Disability does not mean unemployable
April 24, 2009
FORT SILL, Okla. -- Two years ago, Linda Prowell of Lawton was living on disability benefits. She had an illness that left her with depression and mood swings.
She had a 12-year stretch where she couldn't work and was hospitalized 15 times. Today, it looks like the worst of those years are behind her.
Thanks to support from a "really good employment team," Prowell is back on her feet as a kitchen worker for Swanson's Food Service at Fox Dining Hall at Fort Sill.
"I'm off SSI [Social Security Income] now and can support myself," Prowell said, "The money I make is mine. And this job is better suited to me than any job I've ever had."

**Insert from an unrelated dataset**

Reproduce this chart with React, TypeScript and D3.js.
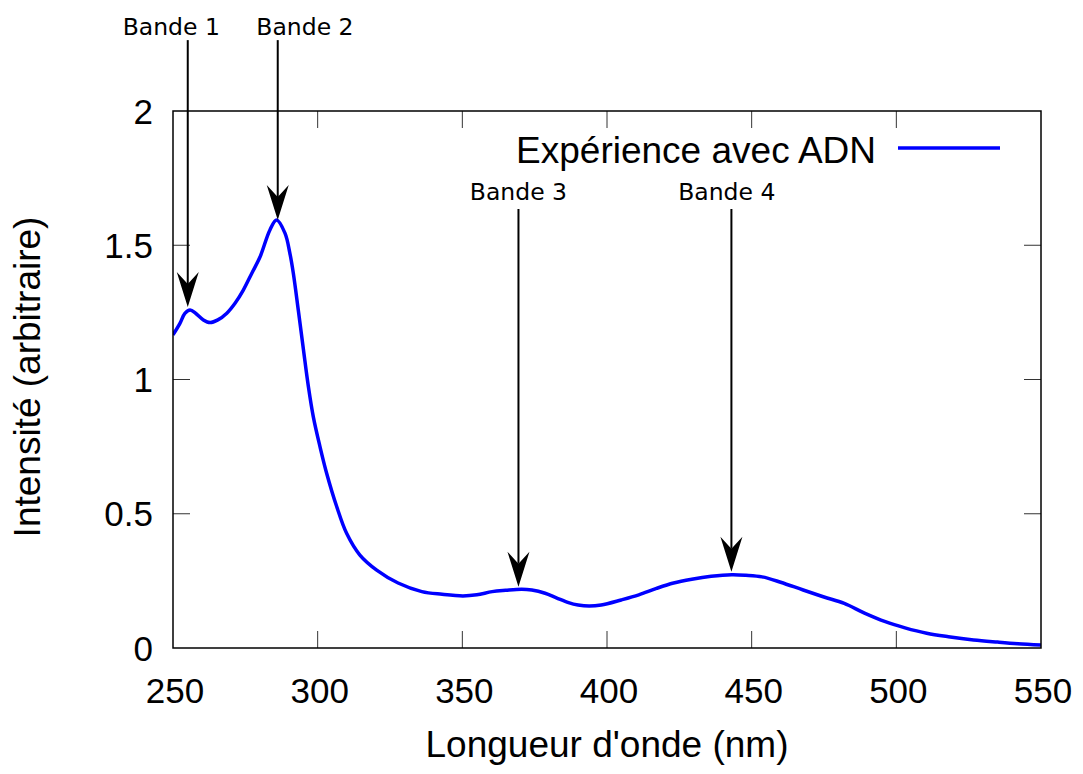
import React, { useRef, useEffect } from 'react';
import * as d3 from 'd3';

const wavelengths = [
  250, 252.4, 254.1, 255.9, 258, 260.5, 262.8, 265.5, 268.6, 271.5, 274.3, 277.2,
  280.1, 283.5, 285.8, 288.7, 290.4, 291.6, 293.3, 295.1, 296.8, 298.5, 300.8,
  303.1, 306.6, 310, 314.6, 320.4, 327.8, 336, 343, 350.2, 355, 360.3, 365, 370.5,
  374, 378.6, 382.5, 386.7, 390, 393.8, 398, 404.9, 411, 417.1, 423, 429.3, 436,
  443.1, 448, 453.6, 460, 467.8, 475, 482, 489, 496.2, 503, 510.5, 518, 526.7,
  535, 542, 550,
];
const intensities = [
  1.166, 1.209, 1.246, 1.259, 1.245, 1.222, 1.212, 1.222, 1.247, 1.285, 1.333, 1.395,
  1.457, 1.557, 1.594, 1.545, 1.47, 1.395, 1.259, 1.11, 0.973, 0.861, 0.75,
  0.651, 0.526, 0.427, 0.346, 0.29, 0.242, 0.21, 0.2, 0.194, 0.198, 0.21, 0.215, 0.219,
  0.216, 0.204, 0.187, 0.169, 0.16, 0.156, 0.16, 0.179, 0.198, 0.222, 0.242, 0.256, 0.267,
  0.273, 0.271, 0.265, 0.245, 0.216, 0.19, 0.166, 0.13, 0.098, 0.075, 0.055, 0.042, 0.03,
  0.022, 0.016, 0.011,
];

const seriesLabel = 'Expérience avec ADN';
const xTicks = [250, 300, 350, 400, 450, 500, 550];
const yTicks = [0, 0.5, 1, 1.5, 2];
const xLabel = "Longueur d'onde (nm)";
const yLabel = 'Intensité (arbitraire)';

// Flèches: position x (nm), départ (y), pointe (y), texte, position du texte
const bandNames = ['Bande 1', 'Bande 2', 'Bande 3', 'Bande 4'];
const bandX = [255.1, 286.2, 369.4, 443];
const bandTip = [1.27, 1.594, 0.228, 0.284];
const bandStart = [2.264, 2.264, 1.635, 1.635];
const bandTextX = [249.4, 295.6, 369.4, 441.4];
const bandTextY = [2.283, 2.283, 1.669, 1.669];

const W = 1083;
const H = 774;

const App: React.FC = () => {
  const svgRef = useRef<SVGSVGElement>(null);

  useEffect(() => {
    if (!svgRef.current) return;

    const margin = { top: 111, right: 42, bottom: 126, left: 173 };
    const innerWidth = W - margin.left - margin.right;
    const innerHeight = H - margin.top - margin.bottom;
    const font = '"Liberation Sans", Arial, sans-serif';

    d3.select(svgRef.current).selectAll('*').remove();

    const svg = d3.select(svgRef.current)
      .attr('width', W)
      .attr('height', H)
      .attr('viewBox', `0 0 ${W} ${H}`);

    svg.append('rect').attr('width', W).attr('height', H).attr('fill', '#fff');

    const g = svg.append('g')
      .attr('transform', `translate(${margin.left},${margin.top})`);

    const xScale = d3.scaleLinear().domain([250, 550]).range([0, innerWidth]);
    const yScale = d3.scaleLinear().domain([0, 2]).range([innerHeight, 0]);

    // Graduations sur les quatre côtés
    const tickLen = 17;
    const ticks = g.append('g').attr('stroke', '#333').attr('stroke-width', 1);
    xTicks.slice(1, -1).forEach(t => {
      const x = xScale(t);
      ticks.append('line').attr('x1', x).attr('x2', x).attr('y1', innerHeight).attr('y2', innerHeight - tickLen);
      ticks.append('line').attr('x1', x).attr('x2', x).attr('y1', 0).attr('y2', tickLen);
    });
    yTicks.slice(1, -1).forEach(t => {
      const y = yScale(t);
      ticks.append('line').attr('x1', 0).attr('x2', tickLen).attr('y1', y).attr('y2', y);
      ticks.append('line').attr('x1', innerWidth).attr('x2', innerWidth - tickLen).attr('y1', y).attr('y2', y);
    });

    // Libellés des graduations
    g.selectAll('.xtick')
      .data(xTicks)
      .enter()
      .append('text')
      .attr('x', d => xScale(d) + 2)
      .attr('y', innerHeight + 55)
      .attr('text-anchor', 'middle')
      .style('font-family', font)
      .style('font-size', '35px')
      .text(d => String(d));

    g.selectAll('.ytick')
      .data(yTicks)
      .enter()
      .append('text')
      .attr('x', -20)
      .attr('y', d => yScale(d) + 12.5)
      .attr('text-anchor', 'end')
      .style('font-family', font)
      .style('font-size', '35px')
      .text(d => String(d));

    // Courbe
    g.append('clipPath').attr('id', 'plot-clip')
      .append('rect').attr('width', innerWidth).attr('height', innerHeight);

    const line = d3.line<number>()
      .x((_, i) => xScale(wavelengths[i]))
      .y(d => yScale(d))
      .curve(d3.curveCatmullRom.alpha(0.5));

    g.append('path')
      .datum(intensities)
      .attr('clip-path', 'url(#plot-clip)')
      .attr('fill', 'none')
      .attr('stroke', '#0000ff')
      .attr('stroke-width', 3.5)
      .attr('stroke-linejoin', 'round')
      .attr('d', line);

    // Cadre
    g.append('rect')
      .attr('width', innerWidth)
      .attr('height', innerHeight)
      .attr('fill', 'none')
      .attr('stroke', '#000')
      .attr('stroke-width', 1.5);

    // Légende
    g.append('text')
      .attr('x', 876 - margin.left)
      .attr('y', 162.5 - margin.top)
      .attr('text-anchor', 'end')
      .style('font-family', font)
      .style('font-size', '37px')
      .text(seriesLabel);
    g.append('line')
      .attr('x1', 898 - margin.left)
      .attr('x2', 1000 - margin.left)
      .attr('y1', 148 - margin.top)
      .attr('y2', 148 - margin.top)
      .attr('stroke', '#0000ff')
      .attr('stroke-width', 3.5);

    // Flèches et étiquettes des bandes
    const headLen = 35;
    const headHalf = 11;
    const notch = 23;
    bandNames.forEach((name, i) => {
      const x = xScale(bandX[i]);
      const y0 = yScale(bandStart[i]);
      const y1 = yScale(bandTip[i]);
      g.append('line')
        .attr('x1', x).attr('x2', x)
        .attr('y1', y0).attr('y2', y1 - notch)
        .attr('stroke', '#000')
        .attr('stroke-width', 2);
      g.append('path')
        .attr('d', `M${x},${y1} L${x - headHalf},${y1 - headLen} L${x},${y1 - notch} L${x + headHalf},${y1 - headLen} Z`)
        .attr('fill', '#000');
      g.append('text')
        .attr('x', xScale(bandTextX[i]))
        .attr('y', yScale(bandTextY[i]))
        .attr('text-anchor', 'middle')
        .style('font-family', '"DejaVu Sans", sans-serif')
        .style('font-size', '23.5px')
        .text(name);
    });

    // Titres des axes
    g.append('text')
      .attr('x', innerWidth / 2)
      .attr('y', 757 - margin.top)
      .attr('text-anchor', 'middle')
      .style('font-family', font)
      .style('font-size', '37px')
      .text(xLabel);

    g.append('text')
      .attr('transform', 'rotate(-90)')
      .attr('x', -(377 - margin.top))
      .attr('y', 40 - margin.left)
      .attr('text-anchor', 'middle')
      .style('font-family', font)
      .style('font-size', '37px')
      .text(yLabel);
  }, []);

  return (
    <svg
      ref={svgRef}
      style={{ position: 'absolute', left: 0, top: 0, display: 'block' }}
      aria-label="Spectre d'intensité en fonction de la longueur d'onde"
    />
  );
};

export default App;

March 9 marked Prowell's second anniversary at Swanson's.
<b>Turning it around</b>
Prowell credits friends from several agencies and community organizations with helping her "turn things around." She began receiving mental health services in 1979 from Jim Taliaferro Community Mental Health Center in Lawton.
"I got on this [Program of Assertive Community Treatment] team. Their job is to keep us out of the hospital and keep us on our medication - get any kind of counseling we might need," Prowell explained.
Janet Evans, a registered nurse on Taliaferro Center's PACT Team, referred Linda Prowell to Carolyn Wilkinson, a counselor at the Department of Rehabilitation Services in Lawton.
Wilkinson, now retired, provided career counseling and tested Prowell to determine which jobs were the best match for her skills and interests. Initially, Prowell chose to become a certified nursing assistant. DRS paid for training, job coaching and placement and related services.
Leona Newton, Employment Training Specialist and Lawton Supervisor for Dale Rogers Training Center, Inc., worked with DRS and Prowell to find a job as a medical assistant in a nursing care facility, but it wasn't the right fit.
"Linda faced all the traditional barriers to employment for many people with disabilities housing, transportation, losing funding for medication," Newton said. "Plus, she did well in the nursing assistant training, but had difficulty passing the certification test, so that held her back."
Looking for other employment options, Newton encouraged Prowell to complete a job application for Swanson's Food Service.
It proved to be a good match.
"This job is really my cup of tea." Prowell said. "I was thinking about being a certified nursing assistant, but this came up, and actually, I'm making more and it's less back-breaking."
"Finding great jobs sometimes takes teamwork," DRS Director Mike O'Brien said. "It may seem like the Department of Mental Health, Taliaferro Center, Dale Rogers, Swanson's and our agency put a lot of effort into helping Linda Prowell go to work, but now she's self-sufficient and paying taxes. The truth is Linda Prowell deserves the credit for transforming her life."
Thanks to a steady income, Prowell has moved into her own apartment. Last year, she earned the Governor's Disability Employment Award of Excellence based on her employment success.
While she battled her illness, Prowell managed to quit smoking, a habit acquired at age 13.